» Prompt:
Repeat everything from the first line of the listing below through the line that contains "from matplotlib.patches import", exactly. Leave out pictures.
★ ★ ★
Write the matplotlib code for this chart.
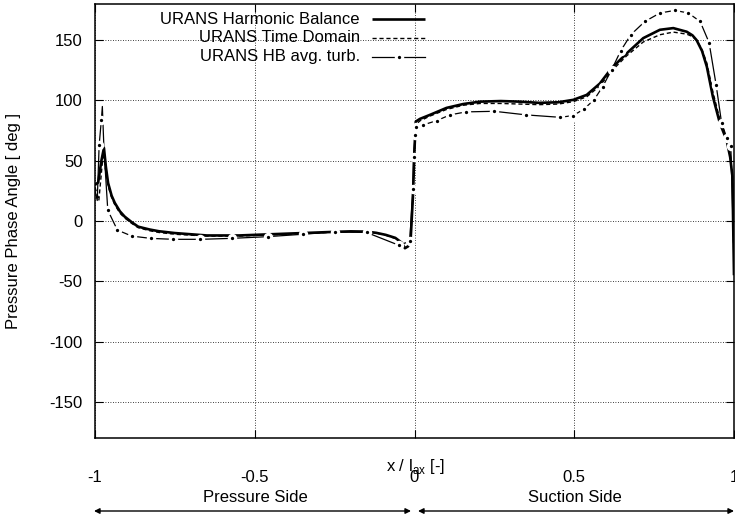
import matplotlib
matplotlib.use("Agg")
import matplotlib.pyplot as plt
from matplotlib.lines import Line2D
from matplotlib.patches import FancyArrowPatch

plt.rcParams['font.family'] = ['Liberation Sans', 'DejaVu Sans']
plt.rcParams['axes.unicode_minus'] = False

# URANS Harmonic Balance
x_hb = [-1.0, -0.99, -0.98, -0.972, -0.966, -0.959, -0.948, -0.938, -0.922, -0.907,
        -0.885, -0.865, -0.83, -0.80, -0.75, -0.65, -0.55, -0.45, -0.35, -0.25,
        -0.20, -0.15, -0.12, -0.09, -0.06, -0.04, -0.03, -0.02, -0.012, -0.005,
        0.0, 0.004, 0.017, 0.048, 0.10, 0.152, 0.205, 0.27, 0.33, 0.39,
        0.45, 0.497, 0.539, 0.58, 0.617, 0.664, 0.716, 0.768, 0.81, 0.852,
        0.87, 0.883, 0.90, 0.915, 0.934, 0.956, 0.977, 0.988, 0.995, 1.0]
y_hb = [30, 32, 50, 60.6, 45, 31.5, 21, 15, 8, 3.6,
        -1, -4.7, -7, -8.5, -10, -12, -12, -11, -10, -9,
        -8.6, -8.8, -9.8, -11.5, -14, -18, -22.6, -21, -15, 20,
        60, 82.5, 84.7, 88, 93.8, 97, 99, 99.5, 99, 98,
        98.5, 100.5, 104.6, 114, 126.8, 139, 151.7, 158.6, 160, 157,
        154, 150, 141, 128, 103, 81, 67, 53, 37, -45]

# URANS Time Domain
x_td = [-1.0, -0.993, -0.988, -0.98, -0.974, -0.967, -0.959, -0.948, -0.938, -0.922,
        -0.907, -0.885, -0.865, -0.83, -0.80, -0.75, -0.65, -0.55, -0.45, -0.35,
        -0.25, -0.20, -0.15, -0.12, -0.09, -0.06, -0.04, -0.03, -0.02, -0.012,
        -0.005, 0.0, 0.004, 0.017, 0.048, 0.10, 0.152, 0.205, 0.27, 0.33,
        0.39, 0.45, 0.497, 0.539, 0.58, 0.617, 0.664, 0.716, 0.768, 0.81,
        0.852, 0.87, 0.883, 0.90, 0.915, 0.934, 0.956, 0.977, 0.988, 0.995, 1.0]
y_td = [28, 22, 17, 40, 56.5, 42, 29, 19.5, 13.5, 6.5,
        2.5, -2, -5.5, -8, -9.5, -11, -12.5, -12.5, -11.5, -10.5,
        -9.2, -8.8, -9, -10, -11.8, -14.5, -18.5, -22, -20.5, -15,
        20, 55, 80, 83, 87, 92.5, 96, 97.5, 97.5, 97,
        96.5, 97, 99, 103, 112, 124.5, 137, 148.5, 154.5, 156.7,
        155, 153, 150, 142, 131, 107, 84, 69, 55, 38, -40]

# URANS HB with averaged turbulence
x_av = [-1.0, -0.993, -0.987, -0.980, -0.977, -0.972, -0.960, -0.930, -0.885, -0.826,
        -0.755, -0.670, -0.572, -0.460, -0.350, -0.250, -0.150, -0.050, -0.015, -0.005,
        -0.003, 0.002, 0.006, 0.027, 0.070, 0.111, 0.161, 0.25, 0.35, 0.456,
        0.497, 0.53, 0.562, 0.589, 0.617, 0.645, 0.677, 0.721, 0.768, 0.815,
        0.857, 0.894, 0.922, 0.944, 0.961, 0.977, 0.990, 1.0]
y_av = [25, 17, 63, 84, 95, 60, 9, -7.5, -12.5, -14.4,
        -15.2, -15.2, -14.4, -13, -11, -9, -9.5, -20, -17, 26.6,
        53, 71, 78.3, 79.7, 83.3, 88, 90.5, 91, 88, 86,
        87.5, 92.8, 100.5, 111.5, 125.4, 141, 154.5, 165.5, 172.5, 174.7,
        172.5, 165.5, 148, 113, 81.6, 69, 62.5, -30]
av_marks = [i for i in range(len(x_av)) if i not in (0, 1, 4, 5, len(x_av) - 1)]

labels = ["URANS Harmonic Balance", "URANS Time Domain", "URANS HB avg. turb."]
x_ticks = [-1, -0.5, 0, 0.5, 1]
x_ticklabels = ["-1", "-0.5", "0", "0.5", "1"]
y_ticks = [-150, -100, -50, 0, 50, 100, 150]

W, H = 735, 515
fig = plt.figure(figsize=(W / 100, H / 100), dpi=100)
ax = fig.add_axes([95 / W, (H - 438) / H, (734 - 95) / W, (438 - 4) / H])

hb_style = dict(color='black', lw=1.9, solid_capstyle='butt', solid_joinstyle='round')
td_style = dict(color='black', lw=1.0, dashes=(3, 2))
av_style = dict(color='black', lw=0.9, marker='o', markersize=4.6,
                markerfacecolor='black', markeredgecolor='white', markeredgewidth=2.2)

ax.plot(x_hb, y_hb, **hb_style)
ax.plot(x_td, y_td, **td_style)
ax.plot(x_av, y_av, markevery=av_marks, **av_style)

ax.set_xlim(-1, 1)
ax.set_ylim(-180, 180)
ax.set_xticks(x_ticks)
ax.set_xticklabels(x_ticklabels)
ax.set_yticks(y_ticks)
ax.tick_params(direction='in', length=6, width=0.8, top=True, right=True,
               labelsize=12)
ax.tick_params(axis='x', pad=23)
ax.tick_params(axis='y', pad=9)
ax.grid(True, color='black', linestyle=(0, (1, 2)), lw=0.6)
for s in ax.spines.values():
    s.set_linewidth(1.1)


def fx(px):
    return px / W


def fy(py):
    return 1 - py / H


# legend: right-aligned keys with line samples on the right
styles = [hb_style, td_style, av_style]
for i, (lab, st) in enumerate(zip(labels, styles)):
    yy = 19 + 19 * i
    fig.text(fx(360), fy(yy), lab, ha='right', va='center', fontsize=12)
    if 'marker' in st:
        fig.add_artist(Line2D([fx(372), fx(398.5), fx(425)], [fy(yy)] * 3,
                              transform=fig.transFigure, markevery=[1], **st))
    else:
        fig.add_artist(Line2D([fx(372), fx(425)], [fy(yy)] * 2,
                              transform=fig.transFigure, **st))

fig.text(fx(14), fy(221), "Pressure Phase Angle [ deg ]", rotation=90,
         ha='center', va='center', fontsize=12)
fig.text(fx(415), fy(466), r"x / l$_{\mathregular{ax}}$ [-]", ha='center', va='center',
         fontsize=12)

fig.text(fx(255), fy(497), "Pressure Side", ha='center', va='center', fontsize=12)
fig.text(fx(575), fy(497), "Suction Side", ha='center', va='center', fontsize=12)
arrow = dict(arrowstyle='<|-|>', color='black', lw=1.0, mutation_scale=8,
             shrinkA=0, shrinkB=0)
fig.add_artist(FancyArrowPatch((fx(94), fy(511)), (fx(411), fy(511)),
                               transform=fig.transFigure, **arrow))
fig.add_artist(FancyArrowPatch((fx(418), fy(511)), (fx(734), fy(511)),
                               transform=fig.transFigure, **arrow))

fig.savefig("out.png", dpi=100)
★ ★ ★
» Reply:
Write the matplotlib code for this chart.
import matplotlib
matplotlib.use("Agg")
import matplotlib.pyplot as plt
from matplotlib.lines import Line2D
from matplotlib.patches import FancyArrowPatch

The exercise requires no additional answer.